Member for the Dubbo electorate Dugald Saunders and NSW Education Minister Sarah Mitchell visited Yawarra Community School today to celebrate the opening of its hydrotherapy pool and carpark, the third and final stage of the school build.
Yawarra Community School, named after the Wiradjuri word for ‘care’ or ‘to take care or watch’, opened in 2019 and caters for up to 40 special needs students from K-12. The school supports these students via personalised learning, specialist services such as speech and occupational therapists and social benefits.
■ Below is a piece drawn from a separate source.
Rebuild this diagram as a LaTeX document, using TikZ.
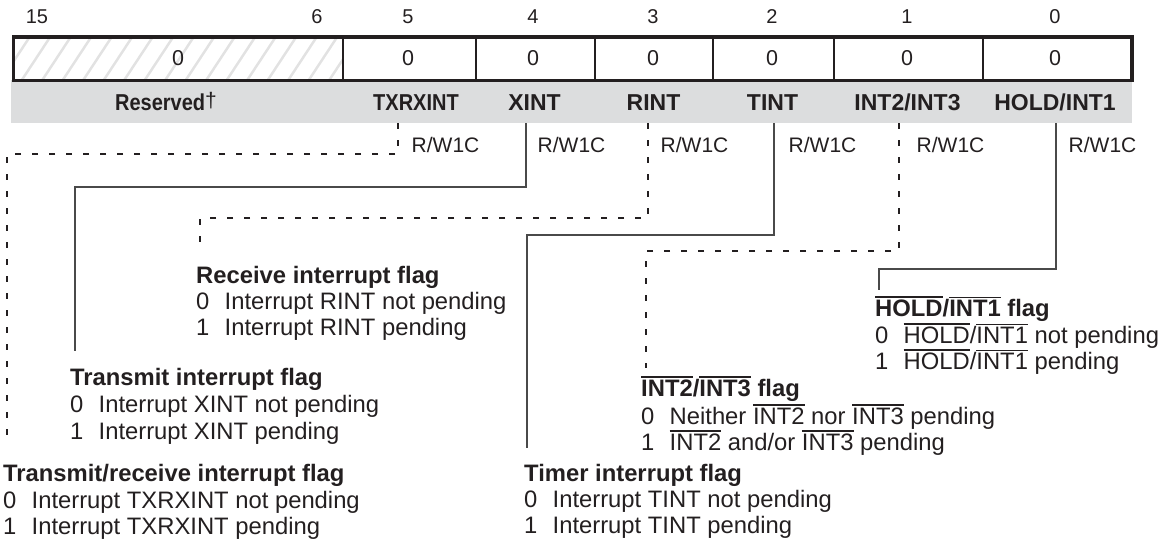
\documentclass[tikz,border=0pt]{standalone}
\usepackage{fontspec}
\setmainfont{Liberation Sans}
\newfontfamily\condfont[FakeStretch=0.87]{Liberation Sans}
\definecolor{ink}{HTML}{231F20}
\definecolor{barfill}{HTML}{DCDDDE}
\definecolor{hatchcol}{HTML}{E2E2E2}
\definecolor{wire}{HTML}{4A4A4A}
\newcommand\ovl[1]{\vbox{\hrule height 1.3pt\kern 1.8pt\hbox{#1}}}
\newcommand\nb[1]{\makebox[28.5pt][l]{#1}}
\begin{document}
\begin{tikzpicture}[x=1pt,y=-1pt,
  every node/.style={inner sep=0pt, text=ink},
  bitnum/.style={anchor=base, font=\fontsize{20}{22}\selectfont},
  cellval/.style={anchor=base, font=\fontsize{21.5}{24}\selectfont},
  fieldlbl/.style={anchor=base, font=\fontsize{23}{26}\selectfont\bfseries},
  acc/.style={anchor=base west, font=\fontsize{21}{24}\selectfont},
  ttl/.style={anchor=base west, font=\fontsize{23.8}{26}\selectfont\bfseries},
  itm/.style={anchor=base west, font=\fontsize{23.8}{26}\selectfont},
  solidwire/.style={draw=wire, line width=1.5pt},
  dashwire/.style={draw=ink, line width=1.3pt, dash pattern=on 6pt off 11pt},
  hatchline/.style={draw=hatchcol, line width=2.5pt},
  divider/.style={draw=ink, line width=1.8pt}]
\useasboundingbox (0,0) rectangle (1172,541);

% gray field-name bar
\fill[barfill] (11,80) rectangle (1132,123);

% hatching of the reserved field
\begin{scope}
  \clip (13,37) rectangle (343,80.5);
  \foreach \x in {-40,-19.5,...,360} \draw[hatchline] (\x,80.5) -- ++(29,-44);
\end{scope}

% register cells
\foreach \x in {343,476,595,713,834,983} \draw[divider] (\x,37) -- (\x,80.5);
\draw[ink, line width=3.5pt] (13.5,37) rectangle (1132,80.5);

% bit numbers
\node[bitnum] (b15) at (37,23) {15};
\node[bitnum] (b6) at (317,23) {6};
\node[bitnum] (b5) at (408,23) {5};
\node[bitnum] (b4) at (533,23) {4};
\node[bitnum] (b3) at (653,23) {3};
\node[bitnum] (b2) at (772,23) {2};
\node[bitnum] (b1) at (907,23) {1};
\node[bitnum] (b0) at (1055,23) {0};

% cell values
\node[cellval] (vR) at (178,65) {0};
\node[cellval] (v5) at (408,65) {0};
\node[cellval] (v4) at (533,65) {0};
\node[cellval] (v3) at (653,65) {0};
\node[cellval] (v2) at (772,65) {0};
\node[cellval] (v1) at (907,65) {0};
\node[cellval] (v0) at (1055,65) {0};

% field names
\node[fieldlbl] (fRes) at (166,110) {{\condfont\bfseries Reserved}\raisebox{3pt}{\mdseries\fontsize{21}{22}\selectfont †}};
\node[fieldlbl] (fTX) at (416,110) {\condfont\bfseries TXRXINT};
\node[fieldlbl] (fX) at (534.5,110) {XINT};
\node[fieldlbl] (fR) at (653.5,110) {RINT};
\node[fieldlbl] (fT) at (772.5,110) {TINT};
\node[fieldlbl] (fI) at (907.5,110) {INT2/INT3};
\node[fieldlbl] (fH) at (1055,110) {HOLD/INT1};

% access types
\node[acc] (a5) at (411.5,152) {R/W1C};
\node[acc] (a4) at (537.5,152) {R/W1C};
\node[acc] (a3) at (660.5,152) {R/W1C};
\node[acc] (a2) at (788.5,152) {R/W1C};
\node[acc] (a1) at (916.5,152) {R/W1C};
\node[acc] (a0) at (1068.5,152) {R/W1C};

% descriptions
\node[ttl] (rT) at (196,283) {Receive interrupt flag};
\node[itm] (r0) at (196,309) {\nb{0}Interrupt RINT not pending};
\node[itm] (r1) at (196,335) {\nb{1}Interrupt RINT pending};

\node[ttl] (xT) at (70,385) {Transmit interrupt flag};
\node[itm] (x0) at (70,412) {\nb{0}Interrupt XINT not pending};
\node[itm] (x1) at (70,439) {\nb{1}Interrupt XINT pending};

\node[ttl] (tT) at (3,481) {Transmit/receive interrupt flag};
\node[itm] (t0) at (3,508) {\nb{0}Interrupt TXRXINT not pending};
\node[itm] (t1) at (3,534) {\nb{1}Interrupt TXRXINT pending};

\node[ttl] (mT) at (524,481) {Timer interrupt flag};
\node[itm] (m0) at (524,507) {\nb{0}Interrupt TINT not pending};
\node[itm] (m1) at (524,533) {\nb{1}Interrupt TINT pending};

\node[ttl] (iT) at (641,396) {\ovl{INT2}/\ovl{INT3} flag};
\node[itm] (i0) at (641,424) {\nb{0}Neither \ovl{INT2} nor \ovl{INT3} pending};
\node[itm] (i1) at (641,450) {\nb{1}\ovl{INT2} and/or \ovl{INT3} pending};

\node[ttl] (hT) at (875,316) {\ovl{HOLD}/\ovl{INT1} flag};
\node[itm] (h0) at (875,343) {\nb{0}\ovl{HOLD}/\ovl{INT1} not pending};
\node[itm] (h1) at (875,369) {\nb{1}\ovl{HOLD}/\ovl{INT1} pending};

% connector coordinates
\coordinate (sTX) at (398,123); \coordinate (kTX) at (7,154);   \coordinate (eTX) at (7,440);
\coordinate (sX)  at (526,123); \coordinate (kX)  at (75,187);  \coordinate (eX)  at (75,351);
\coordinate (sR)  at (648,123); \coordinate (kR)  at (200,218); \coordinate (eR)  at (200,252);
\coordinate (sT)  at (774,123); \coordinate (kT)  at (527,235); \coordinate (eT)  at (527,448);
\coordinate (sI)  at (899,123); \coordinate (kI)  at (646,251); \coordinate (eI)  at (646,368);
\coordinate (sH)  at (1056,123);\coordinate (kH)  at (879,269); \coordinate (eH)  at (879,290);

\draw[dashwire]  (sTX) |- (kTX) -- (eTX);
\draw[solidwire] (sX)  |- (kX)  -- (eX);
\draw[dashwire]  (sR)  |- (kR)  -- (eR);
\draw[solidwire] (sT)  |- (kT)  -- (eT);
\draw[dashwire]  (sI)  |- (kI)  -- (eI);
\draw[solidwire] (sH)  |- (kH)  -- (eH);
\end{tikzpicture}
\end{document}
As well as the new hydrotherapy pool, which has an accessible access ramp and hoist to assist with pool entry, as well as heating installed under the tiles, the school includes four state-of-the-art classrooms, a gym and special program facilities.
“This is a project that came about thanks to amazing support, lobbying and resilience from the community, so it is great that the wider community will benefit from it.”Member for the Dubbo electorate Dugald Saunders
Mr Saunders said the new pool will benefit the broader community.
“There is limited access to hydrotherapy pools in the region and the school has plans to deliver programs that support students of the school, other schools in the area and the wider community,” he said.
“This is a project that came about thanks to amazing support, lobbying and resilience from the community, so it is great that the wider community will benefit from it.
“The construction of the pool project also supported the local economy, with the contractor hiring 53 local tradespersons and sourcing local building materials wherever possible.
The NSW Government is investing $6.7 billion over four years to deliver more than 190 new and upgraded schools to support communities across NSW. This is the largest investment in public education infrastructure in the history of NSW.
Minister Mitchell said she was pleased to mark the opening of the $4 million pool. “Hydrotherapy pools can deliver a range of health benefits, particularly for children with disabilities such as cerebral palsy and motor neuron disorders, offering a way to achieve their therapeutic goals while having fun,” she said.